[Collected data]:

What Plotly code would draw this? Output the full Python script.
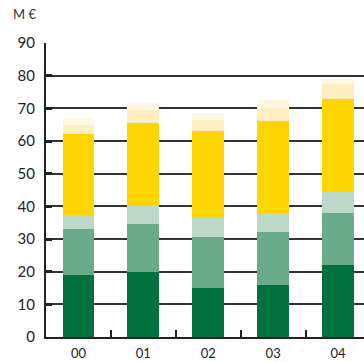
import plotly.graph_objects as go

# Years on the category axis
years = ["00", "01", "02", "03", "04"]

# Stacked segments, bottom to top (M€)
seg_dark_green = [19, 20, 15, 16, 22]
seg_mid_green = [14, 14.5, 15.5, 16, 16]
seg_light_green = [4.5, 5.5, 6, 6, 6.5]
seg_yellow = [24.5, 25.5, 26.5, 28, 28.5]
seg_cream = [3, 4, 3.5, 4, 4.5]
seg_pale = [2, 2, 2, 2.5, 1.5]

y_ticks = [0, 10, 20, 30, 40, 50, 60, 70, 80, 90]

series = [
    (seg_dark_green, "#00713f"),
    (seg_mid_green, "#69ab8b"),
    (seg_light_green, "#bcd8c9"),
    (seg_yellow, "#ffd400"),
    (seg_cream, "#ffefc0"),
    (seg_pale, "#fff7e4"),
]

fig = go.Figure()
for vals, col in series:
    fig.add_trace(go.Bar(
        x=years, y=vals, marker=dict(color=col, line=dict(width=0)),
        width=0.49, showlegend=False, hoverinfo="skip",
    ))

font_family = "Lato, 'Open Sans', sans-serif"

fig.update_layout(
    barmode="stack",
    width=364, height=362,
    margin=dict(l=46, r=0, t=43, b=25),
    paper_bgcolor="white", plot_bgcolor="white",
    font=dict(family=font_family, color="#222222"),
    xaxis=dict(
        type="category",
        range=[-0.5, 4.4],
        showline=True, linecolor="#222222", linewidth=2,
        ticks="inside", tickson="boundaries", ticklen=7, tickwidth=1.5,
        tickcolor="#222222",
        tickfont=dict(size=13, family=font_family, color="#222222"),
        ticklabelstandoff=3,
        showgrid=False,
    ),
    yaxis=dict(
        range=[0, 90],
        tickvals=y_ticks,
        showline=True, linecolor="#222222", linewidth=2,
        ticks="inside", ticklen=6, tickwidth=2.5, tickcolor="#222222",
        tickfont=dict(size=15, family=font_family, color="#222222"),
        ticklabelstandoff=6,
        showgrid=True, gridcolor="#333333", gridwidth=1.5,
        zeroline=False,
    ),
)

# Unit label sits in pixel space above the axis
fig.add_annotation(
    text="M €", xref="paper", yref="paper",
    x=(11 - 46) / 318, y=1 + 29 / 294, xanchor="left", yanchor="middle",
    showarrow=False, font=dict(size=13, family=font_family, color="#333333"),
)

fig.write_html("out.html")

[Exercise details]: Copy the listing over exactly, skipping the pictures it holds.

[Result below]:
What Plotly code would draw this? Output the full Python script.
import plotly.graph_objects as go

# Years on the category axis
years = ["00", "01", "02", "03", "04"]

# Stacked segments, bottom to top (M€)
seg_dark_green = [19, 20, 15, 16, 22]
seg_mid_green = [14, 14.5, 15.5, 16, 16]
seg_light_green = [4.5, 5.5, 6, 6, 6.5]
seg_yellow = [24.5, 25.5, 26.5, 28, 28.5]
seg_cream = [3, 4, 3.5, 4, 4.5]
seg_pale = [2, 2, 2, 2.5, 1.5]

y_ticks = [0, 10, 20, 30, 40, 50, 60, 70, 80, 90]

series = [
    (seg_dark_green, "#00713f"),
    (seg_mid_green, "#69ab8b"),
    (seg_light_green, "#bcd8c9"),
    (seg_yellow, "#ffd400"),
    (seg_cream, "#ffefc0"),
    (seg_pale, "#fff7e4"),
]

fig = go.Figure()
for vals, col in series:
    fig.add_trace(go.Bar(
        x=years, y=vals, marker=dict(color=col, line=dict(width=0)),
        width=0.49, showlegend=False, hoverinfo="skip",
    ))

font_family = "Lato, 'Open Sans', sans-serif"

fig.update_layout(
    barmode="stack",
    width=364, height=362,
    margin=dict(l=46, r=0, t=43, b=25),
    paper_bgcolor="white", plot_bgcolor="white",
    font=dict(family=font_family, color="#222222"),
    xaxis=dict(
        type="category",
        range=[-0.5, 4.4],
        showline=True, linecolor="#222222", linewidth=2,
        ticks="inside", tickson="boundaries", ticklen=7, tickwidth=1.5,
        tickcolor="#222222",
        tickfont=dict(size=13, family=font_family, color="#222222"),
        ticklabelstandoff=3,
        showgrid=False,
    ),
    yaxis=dict(
        range=[0, 90],
        tickvals=y_ticks,
        showline=True, linecolor="#222222", linewidth=2,
        ticks="inside", ticklen=6, tickwidth=2.5, tickcolor="#222222",
        tickfont=dict(size=15, family=font_family, color="#222222"),
        ticklabelstandoff=6,
        showgrid=True, gridcolor="#333333", gridwidth=1.5,
        zeroline=False,
    ),
)

# Unit label sits in pixel space above the axis
fig.add_annotation(
    text="M €", xref="paper", yref="paper",
    x=(11 - 46) / 318, y=1 + 29 / 294, xanchor="left", yanchor="middle",
    showarrow=False, font=dict(size=13, family=font_family, color="#333333"),
)

fig.write_html("out.html")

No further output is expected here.